寄りから10分が過ぎたとき、スチールはこんな調子でした。
200 47七/八
4500 47三/四
1200 47七/八
1500 47三/四
期待したとおりには株価は上がらず、大した変化はありませんでした。
USスチールは株価は狭いレンジを行き来している一方で、ユニオンは反発してほかの銘柄を引っ張って行く気配すら見せました。
息づまる攻防
- ユニオンはスチールを引っ張り上げることができるのだろうか。
しかし残念ながら、ユニオンはスチールを引っ張り上げるのに失敗しました。
ユニオンの再三の努力もむなしく、スチールはストンと落ちました。
シグナル
- テープ解読者にとってこれは空売りの合図でした。
- 即座にスチールに売り注文を入れると、47一/二ドルと47三/八ドルで出来た。
- その価格帯で大商いがあったのだ。
あまりの売り圧力に買い側は負けてしまったようです。
このときが頂点、つまり空売りのチャンスとなりました。
ユニオンはスチールに引きずり降ろされ、株価は下落していきました。
投げ売り
主力株であるユニオン・パシフィック鉄道が下落することで、弱気ムードが全銘柄に波及していきます。
前場は相当な安値で引けました。
USスチールの良いニュースに何も考えず飛びついたビギナーは、ほかの銘柄も含めて相当な痛手を被ったかもしれません。
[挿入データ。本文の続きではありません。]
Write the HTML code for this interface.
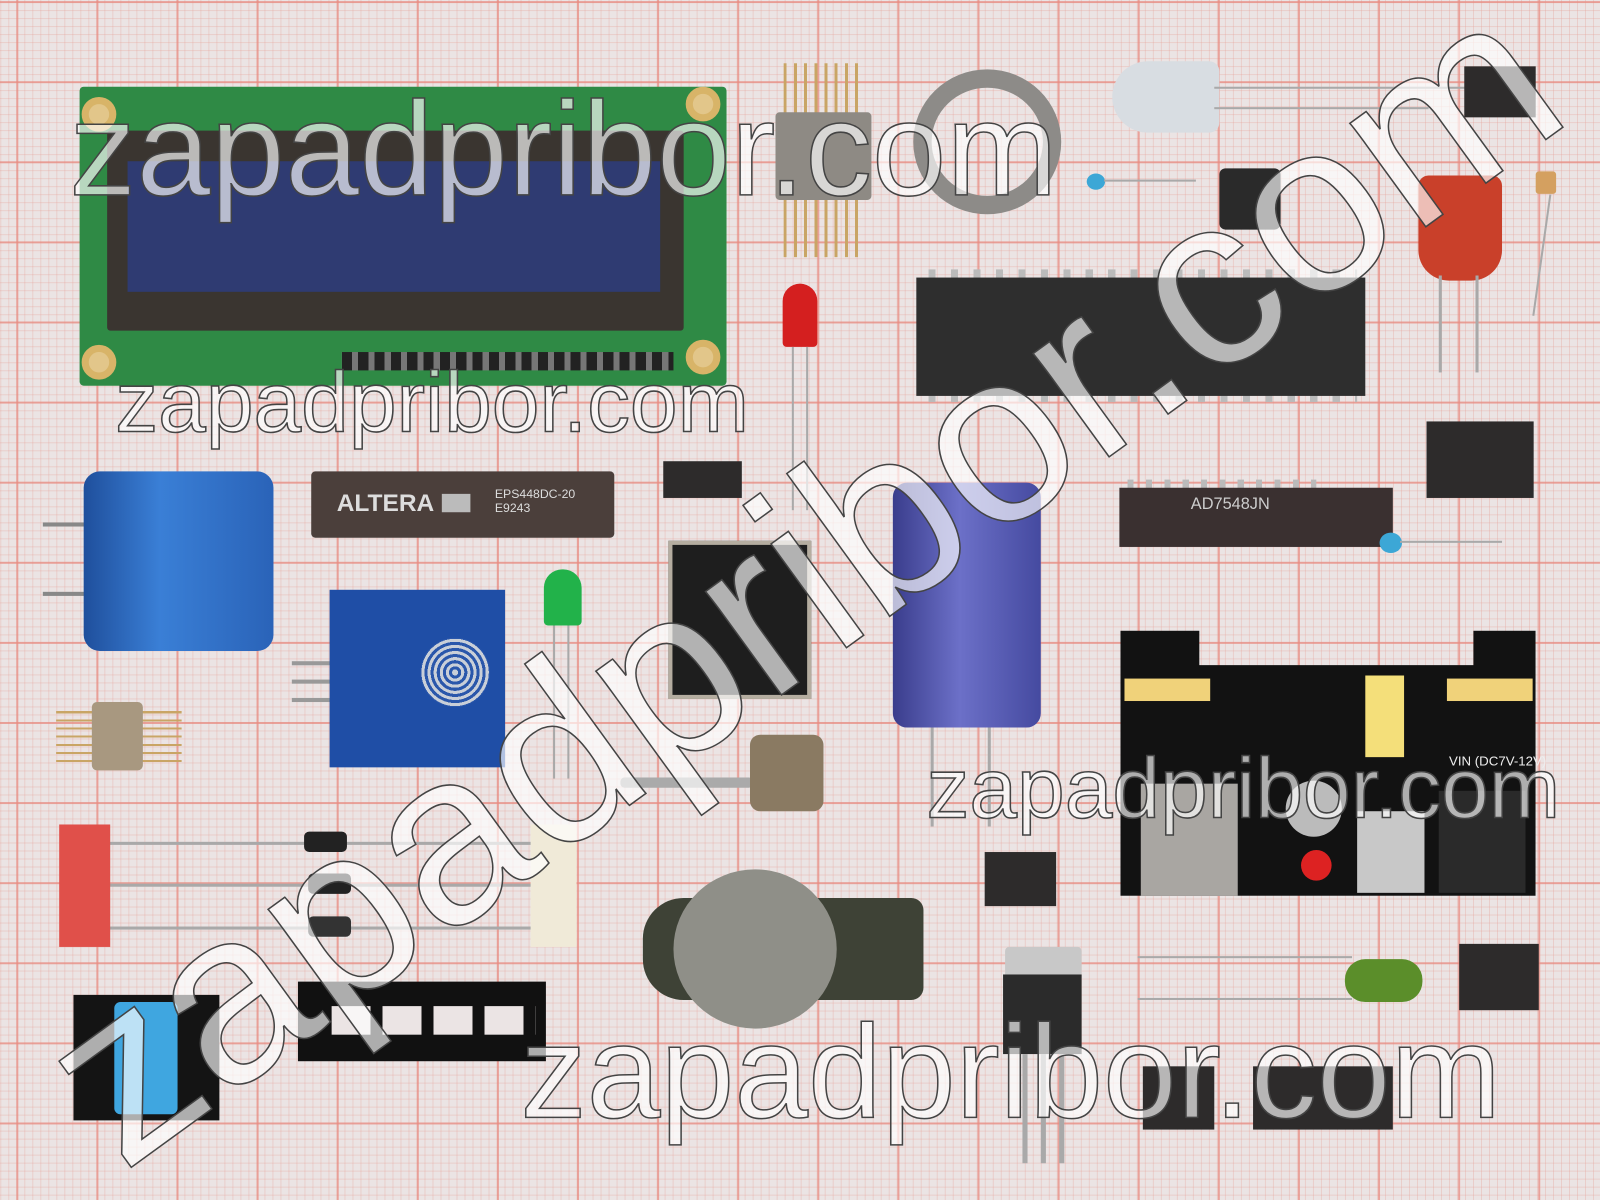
<!DOCTYPE html>
<html><head><meta charset="utf-8"><style>
html,body{margin:0;padding:0;width:1600px;height:1200px;overflow:hidden;background:#ebe4e4}
#o{position:absolute;left:0;top:0;width:1600px;height:1200px;overflow:hidden}
#w{position:absolute;left:0;top:0;width:1568px;height:1176px;overflow:hidden;transform:scale(1.0204);transform-origin:0 0;
background-color:#ebe4e4;
background-image:
linear-gradient(90deg,rgba(232,140,130,.75) 2px,transparent 2px),
linear-gradient(0deg,rgba(232,140,130,.75) 2px,transparent 2px),
linear-gradient(90deg,rgba(230,160,150,.35) 1px,transparent 1px),
linear-gradient(0deg,rgba(230,160,150,.35) 1px,transparent 1px);
background-size:78.5px 78.5px,78.5px 78.5px,7.85px 7.85px,7.85px 7.85px;
background-position:16px 3px,16px 3px,16px 3px,16px 3px;
font-family:"Liberation Sans",sans-serif}
.a{position:absolute;box-sizing:border-box}
.lead{position:absolute;background:#a9a9a9}
.wm{position:absolute;color:rgba(255,255,255,.66);-webkit-text-stroke:1.5px #444;font-family:"Liberation Sans",sans-serif;white-space:nowrap;line-height:1}
.chip{position:absolute;background:#2d2b2b;color:#ccc;font-size:11px}
.pin{position:absolute;background:#bbb}
</style></head><body><div id="o"><div id="w">

<div class="a" style="left:78px;top:85px;width:634px;height:293px;background:#2f8a45;border-radius:4px"></div>
<div class="a" style="left:105px;top:128px;width:565px;height:196px;background:#3a3530;border-radius:3px"></div>
<div class="a" style="left:125px;top:158px;width:522px;height:128px;background:#2f3b72"></div>
<div class="a" style="left:80px;top:95px;width:34px;height:34px;border-radius:50%;background:#e2c68a;border:7px solid #d8b468"></div>
<div class="a" style="left:672px;top:85px;width:34px;height:34px;border-radius:50%;background:#e2c68a;border:7px solid #d8b468"></div>
<div class="a" style="left:80px;top:338px;width:34px;height:34px;border-radius:50%;background:#e2c68a;border:7px solid #d8b468"></div>
<div class="a" style="left:672px;top:333px;width:34px;height:34px;border-radius:50%;background:#e2c68a;border:7px solid #d8b468"></div>
<div class="a" style="left:335px;top:345px;width:325px;height:18px;background:repeating-linear-gradient(90deg,#222 0 10px,#777 10px 16px)"></div>

<div class="a" style="left:768px;top:62px;width:80px;height:190px;background:repeating-linear-gradient(90deg,#c9a565 0 3px,transparent 3px 10px)"></div>
<div class="a" style="left:760px;top:110px;width:94px;height:86px;background:#8e8a84;border-radius:4px"></div>
<div class="a" style="left:895px;top:68px;width:145px;height:142px;border-radius:50%;border:18px solid #8d8b88"></div>
<div class="a" style="left:1090px;top:60px;width:105px;height:70px;border-radius:35px 10px 10px 35px;background:#d8dde2"></div>
<div class="lead" style="left:1190px;top:85px;width:250px;height:2px"></div>
<div class="lead" style="left:1190px;top:105px;width:210px;height:2px"></div>
<div class="chip" style="left:1435px;top:65px;width:70px;height:50px"></div>
<div class="a" style="left:1065px;top:170px;width:18px;height:16px;border-radius:50%;background:#3ca7d6"></div>
<div class="lead" style="left:1082px;top:176px;width:90px;height:2px"></div>
<div class="a" style="left:1195px;top:165px;width:60px;height:60px;background:#2a2a2a;border-radius:6px"></div>
<div class="a" style="left:1390px;top:172px;width:82px;height:103px;background:#c9402a;border-radius:10px 10px 30px 30px"></div>
<div class="lead" style="left:1410px;top:270px;width:3px;height:95px"></div>
<div class="lead" style="left:1446px;top:270px;width:3px;height:95px"></div>
<div class="a" style="left:1505px;top:168px;width:20px;height:22px;background:#d4a060;border-radius:3px"></div>
<div class="lead" style="left:1510px;top:190px;width:2px;height:120px;transform:rotate(8deg)"></div>
<div class="pin" style="left:910px;top:264px;width:420px;height:130px;background:repeating-linear-gradient(90deg,#bbb 0 7px,transparent 7px 22px)"></div>
<div class="chip" style="left:898px;top:272px;width:440px;height:116px;background:#2e2e2e"></div>
<div class="a" style="left:767px;top:278px;width:34px;height:62px;background:#d41f1f;border-radius:17px 17px 4px 4px"></div>
<div class="lead" style="left:776px;top:340px;width:2px;height:160px"></div>
<div class="lead" style="left:790px;top:340px;width:2px;height:160px"></div>
<div class="lead" style="left:42px;top:512px;width:45px;height:4px;background:#888"></div>
<div class="lead" style="left:42px;top:580px;width:45px;height:4px;background:#888"></div>
<div class="a" style="left:82px;top:462px;width:186px;height:176px;background:linear-gradient(90deg,#1f4f9c,#3a7fd6 40%,#2a63b8);border-radius:16px"></div>
<div class="a" style="left:305px;top:462px;width:297px;height:65px;background:#4b3f3b;border-radius:4px;color:#ddd"><span style="position:absolute;left:25px;top:18px;font-size:24px;font-weight:bold">ALTERA</span><span style="position:absolute;left:128px;top:22px;width:28px;height:18px;background:#bbb"></span><span style="position:absolute;left:180px;top:15px;font-size:12px">EPS448DC-20<br>E9243</span></div>
<div class="chip" style="left:650px;top:452px;width:77px;height:36px"></div>
<div class="a" style="left:655px;top:530px;width:140px;height:155px;background:#1e1e1e;border:4px solid #b5ada0"></div>
<div class="lead" style="left:912px;top:700px;width:3px;height:110px"></div>
<div class="lead" style="left:968px;top:700px;width:3px;height:110px"></div>
<div class="a" style="left:875px;top:473px;width:145px;height:240px;background:linear-gradient(90deg,#3a3d8c,#6c70c8 45%,#454aa0);border-radius:14px"></div>
<div class="pin" style="left:1105px;top:470px;width:185px;height:66px;background:repeating-linear-gradient(90deg,#bbb 0 6px,transparent 6px 18px)"></div>
<div class="chip" style="left:1097px;top:478px;width:198px;height:50px;background:#3a3030;font-size:16px;padding:8px 0 0 70px">AD7548JN</div>
<div class="chip" style="left:1398px;top:413px;width:105px;height:75px"></div>
<div class="a" style="left:1352px;top:522px;width:22px;height:20px;border-radius:50%;background:#3ca7d6"></div>
<div class="lead" style="left:1372px;top:530px;width:100px;height:2px"></div>
<div class="lead" style="left:286px;top:648px;width:40px;height:4px;background:#999"></div>
<div class="lead" style="left:286px;top:666px;width:40px;height:4px;background:#999"></div>
<div class="lead" style="left:286px;top:684px;width:40px;height:4px;background:#999"></div>
<div class="a" style="left:323px;top:578px;width:172px;height:174px;background:#1f4ea6"></div>
<div class="a" style="left:412px;top:625px;width:68px;height:68px;border-radius:50%;background:repeating-radial-gradient(circle,#c9cfd8 0 3px,#2a57ab 3px 6px)"></div>
<div class="a" style="left:533px;top:558px;width:37px;height:55px;background:#22b24a;border-radius:18px 18px 4px 4px"></div>
<div class="lead" style="left:542px;top:613px;width:2px;height:150px"></div>
<div class="lead" style="left:556px;top:613px;width:2px;height:150px"></div>
<div class="a" style="left:55px;top:695px;width:123px;height:52px;background:repeating-linear-gradient(0deg,#c9a565 0 2px,transparent 2px 8px)"></div>
<div class="a" style="left:90px;top:688px;width:50px;height:67px;background:#a89880;border-radius:5px"></div>
<div class="lead" style="left:608px;top:762px;width:130px;height:10px;background:#aaa;border-radius:4px"></div>
<div class="a" style="left:735px;top:720px;width:72px;height:75px;background:#8a7a62;border-radius:10px"></div>
<div class="a" style="left:1098px;top:618px;width:407px;height:260px;background:#121212;clip-path:polygon(0 0,19% 0,19% 13%,85% 13%,85% 0,100% 0,100% 100%,0 100%)"></div>
<div class="a" style="left:1102px;top:665px;width:84px;height:22px;background:#f0d27a"></div>
<div class="a" style="left:1418px;top:665px;width:84px;height:22px;background:#f0d27a"></div>
<div class="a" style="left:1338px;top:662px;width:38px;height:80px;background:#f4df7a"></div>
<div class="a" style="left:1118px;top:768px;width:95px;height:110px;background:#a9a6a2"></div>
<div class="a" style="left:1330px;top:795px;width:66px;height:80px;background:#c8c8c8"></div>
<div class="a" style="left:1275px;top:833px;width:30px;height:30px;border-radius:50%;background:#d22"></div>
<div class="a" style="left:1260px;top:765px;width:55px;height:55px;border-radius:50%;background:#bbb"></div>
<div class="a" style="left:1410px;top:775px;width:85px;height:100px;background:#2a2a2a"></div>
<div class="a" style="left:1420px;top:738px;color:#eee;font-size:13px">VIN (DC7V-12V)</div>
<div class="lead" style="left:95px;top:825px;width:430px;height:3px"></div>
<div class="lead" style="left:95px;top:866px;width:430px;height:3px"></div>
<div class="lead" style="left:95px;top:908px;width:430px;height:3px"></div>
<div class="a" style="left:298px;top:815px;width:42px;height:20px;background:#222;border-radius:5px"></div>
<div class="a" style="left:302px;top:856px;width:42px;height:20px;background:#222;border-radius:5px"></div>
<div class="a" style="left:302px;top:898px;width:42px;height:20px;background:#333;border-radius:5px"></div>
<div class="a" style="left:58px;top:808px;width:50px;height:120px;background:#e0504a"></div>
<div class="a" style="left:520px;top:808px;width:45px;height:120px;background:#f0ead8"></div>
<div class="chip" style="left:965px;top:835px;width:70px;height:53px"></div>
<div class="a" style="left:630px;top:880px;width:275px;height:100px;background:#3e4236;border-radius:40px 12px 12px 40px"></div>
<div class="a" style="left:660px;top:852px;width:160px;height:156px;border-radius:50%;background:#8f8f88"></div>
<div class="a" style="left:985px;top:928px;width:75px;height:30px;background:#c8c8c8;border-radius:4px 4px 0 0"></div>
<div class="chip" style="left:983px;top:955px;width:77px;height:78px;background:#2b2b2b"></div>
<div class="lead" style="left:1002px;top:1033px;width:5px;height:107px"></div>
<div class="lead" style="left:1020px;top:1033px;width:5px;height:107px"></div>
<div class="lead" style="left:1038px;top:1033px;width:5px;height:107px"></div>
<div class="lead" style="left:1115px;top:937px;width:210px;height:2px"></div>
<div class="lead" style="left:1115px;top:978px;width:210px;height:2px"></div>
<div class="a" style="left:1318px;top:940px;width:76px;height:42px;background:#5b8e2a;border-radius:20px"></div>
<div class="chip" style="left:1430px;top:925px;width:78px;height:65px"></div>
<div class="a" style="left:72px;top:975px;width:143px;height:123px;background:#141414"></div>
<div class="a" style="left:112px;top:982px;width:62px;height:110px;background:#3fa6e0;border-radius:6px"></div>
<div class="a" style="left:292px;top:962px;width:243px;height:78px;background:#111"></div>
<div class="a" style="left:325px;top:986px;width:200px;height:28px;background:repeating-linear-gradient(90deg,#ebe4e4 0 38px,#111 38px 50px)"></div>
<div class="chip" style="left:1120px;top:1045px;width:70px;height:62px"></div>
<div class="chip" style="left:1228px;top:1045px;width:137px;height:62px"></div>

<div class="wm" style="left:68px;top:80px;font-size:131px">zapadpribor.com</div>
<div class="wm" style="left:113px;top:352px;font-size:84px">zapadpribor.com</div>
<div class="wm" style="left:908px;top:730px;font-size:84px">zapadpribor.com</div>
<div class="wm" style="left:510px;top:985px;font-size:130px">zapadpribor.com</div>
<div class="wm" style="left:-215px;top:448px;width:2000px;text-align:center;font-size:238px;transform:rotate(-36deg);transform-origin:50% 50%">zapadpribor.com</div>
</div></div></body></html>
他方でテープ解読者は、株価と出来高の動きを確認していたので、スチールが次の火曜日までは下げそうという相場観を持つことができました。
万が一に備えて抵抗線にストップロスを置いておいて、その行く末を楽しみにしたことでしょう。
- 次の立会日、スチールは「44三/四ドル売り、44一/二ドル買い」で始まり、日中で41一/四ドルの安値を付けた。